School employee unions siphon untold millions from school budgets

     Florida’s State Board of Education is pressuring Gov. Rick Scott and state lawmakers to increase K-12 spending by 1.88 percent per student, under the faulty assumption that the state’s public education system is underfunded.

     The real problem facing Florida’s public schools is that too many K-12 dollars are wasted on things that don’t benefit the state’s school children at all.

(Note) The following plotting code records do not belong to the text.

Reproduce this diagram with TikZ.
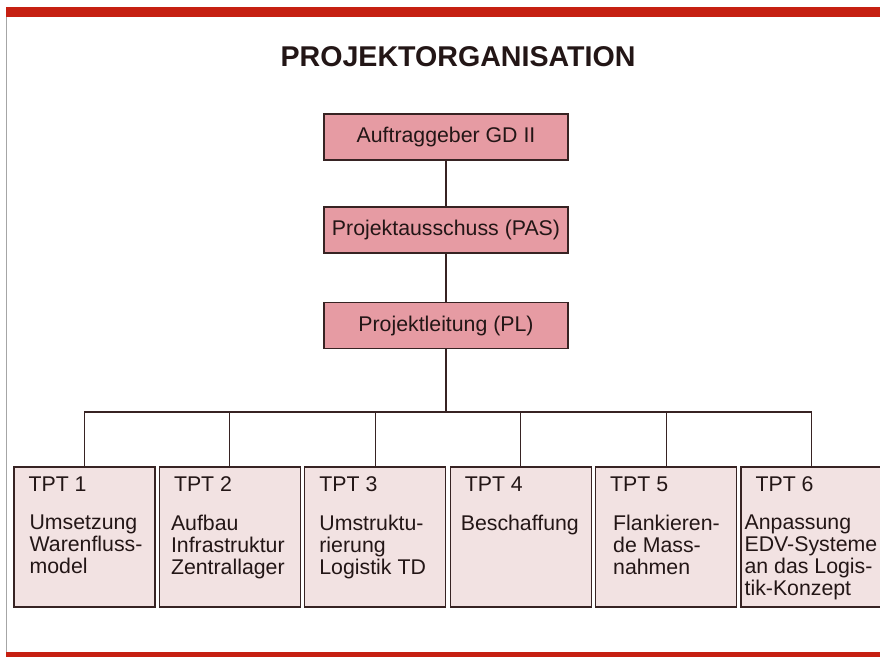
\documentclass[tikz,border=0pt]{standalone}
\usepackage{fontspec}
\setmainfont{Liberation Sans}
\usetikzlibrary{positioning, calc}
\definecolor{orgred}{RGB}{198,32,18}
\definecolor{orgpink}{RGB}{230,155,163}
\definecolor{orglight}{RGB}{242,226,226}
\definecolor{orgline}{RGB}{55,35,35}
\definecolor{orgtext}{RGB}{35,22,22}

\begin{document}
\begin{tikzpicture}[x=1pt, y=1pt,
    font=\fontsize{21.3}{22}\selectfont, text=orgtext,
    headbox/.style={draw=orgline, line width=1.2pt, fill=orgpink,
      minimum width=244, minimum height=46, inner sep=0pt},
    tptbox/.style={draw=orgline, line width=1.2pt, fill=orglight,
      minimum width=141, minimum height=140, inner sep=0pt},
    link/.style={draw=orgline, line width=1.1pt}]
  \useasboundingbox (0,0) rectangle (880,657);
  \fill[white] (0,0) rectangle (880,657);
  % frame
  \fill[orgred] (6,640) rectangle (880,650);
  \fill[orgred] (6,0) rectangle (880,5);
  \draw[gray!70, line width=0.8pt] (6,5) -- (6,640);
  % title
  \node[font=\fontsize{28.6}{30}\selectfont\bfseries, anchor=base] (title)
    at (458,590) {PROJEKTORGANISATION};
  % top of the hierarchy
  \node[headbox] (ag) at (446,520) {Auftraggeber GD II};
  \node[headbox] (pas) at (446,427) {Projektausschuss (PAS)};
  \node[headbox] (pl) at (446,331.5) {Projektleitung (PL)};
  \draw[link] (ag) -- (pas);
  \draw[link] (pas) -- (pl);
  % teilprojekte
  \begin{scope}
    \clip (0,0) rectangle (880,657);
    \foreach \i/\dx/\txt in {1/16/{Umsetzung\\Warenfluss-\\model},
        2/12/{Aufbau\\Infrastruktur\\Zentrallager},
        3/15/{Umstruktu-\\rierung\\Logistik TD},
        4/11/{Beschaffung},
        5/18/{Flankieren-\\de Mass-\\nahmen},
        6/4/{Anpassung\\EDV-Systeme\\an das Logis-\\tik-Konzept}} {
      \node[tptbox] (tpt\i) at ({84.5+145.4*(\i-1)},120) {};
      \node[anchor=base west, inner sep=0pt] (lab\i)
        at ($(tpt\i.north west)+(15,-25)$) {TPT \i};
      \node[anchor=north west, inner sep=0pt, align=left] (txt\i)
        at ($(tpt\i.north west)+(\dx,-48)$) {\txt};
    }
  \end{scope}
  \coordinate (bus) at (446,245);
  \draw[link] (pl) -- (bus);
  \draw[link] (tpt1.north) |- (bus -| tpt6.north) -- (tpt6.north);
  \foreach \i in {2,...,5}
    \draw[link] (tpt\i.north) -- (tpt\i.north |- bus);
\end{tikzpicture}
\end{document}
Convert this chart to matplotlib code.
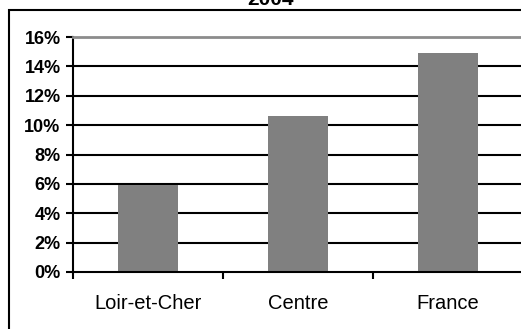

     Consider Miami-Dade County Schools, the largest school district in Florida. According to the district’s website, every conceivable school employee belongs to a labor union that is governed by a collective bargaining contract. Those contracts stipulate that employees receive automatic, annual pay raises, free or low-cost health insurance, and numerous other expensive perks which siphon untold millions out of the classroom and into union members’ pockets. 

     For example, the contract for the Dade County School Maintenance Employee Committee has a long list of job titles and the required salary for each. Among the many jobs listed is a “Painter” ($50,291 salary), a “Pipefitter – Gas Systems II” ($58,177 salary), and a “Temp. Insulation Worker” ($48,001 salary). Additionally, the contract appears to require that employees receive an annual two percent raise, along with generous health insurance benefits.

     But the problem extends far beyond Miami-Dade schools; many Florida school districts have a similar number of school employee unions. Florida’s taxpayers should be asking why their schools have scads of non-instructional employees on the payroll when that work could be outsourced to private companies, for a fraction of the cost.

     That would free up a bunch of money that schools could then spend in the classroom educating students. As it currently stands, Florida’s school employee unions have turned public education into their private financial playground, ensuring that the adult workers are getting automatic pay raises, retirement bonuses, lavish benefits, and anything else they can sneak into their contracts. Then the State Board of Education and the teachers unions complain to lawmakers and taxpayers that they don’t have enough money to properly educate children. That’s nonsense.

     What’s needed is for Florida’s taxpayers to hold the line and demand accountability from their local school officials. Lawmakers should refuse to increase per-pupil spending until the schools demonstrate that they can spend responsibly.

     It’s time to hold the special interests accountable.

     It’s time to end the school employee union racket.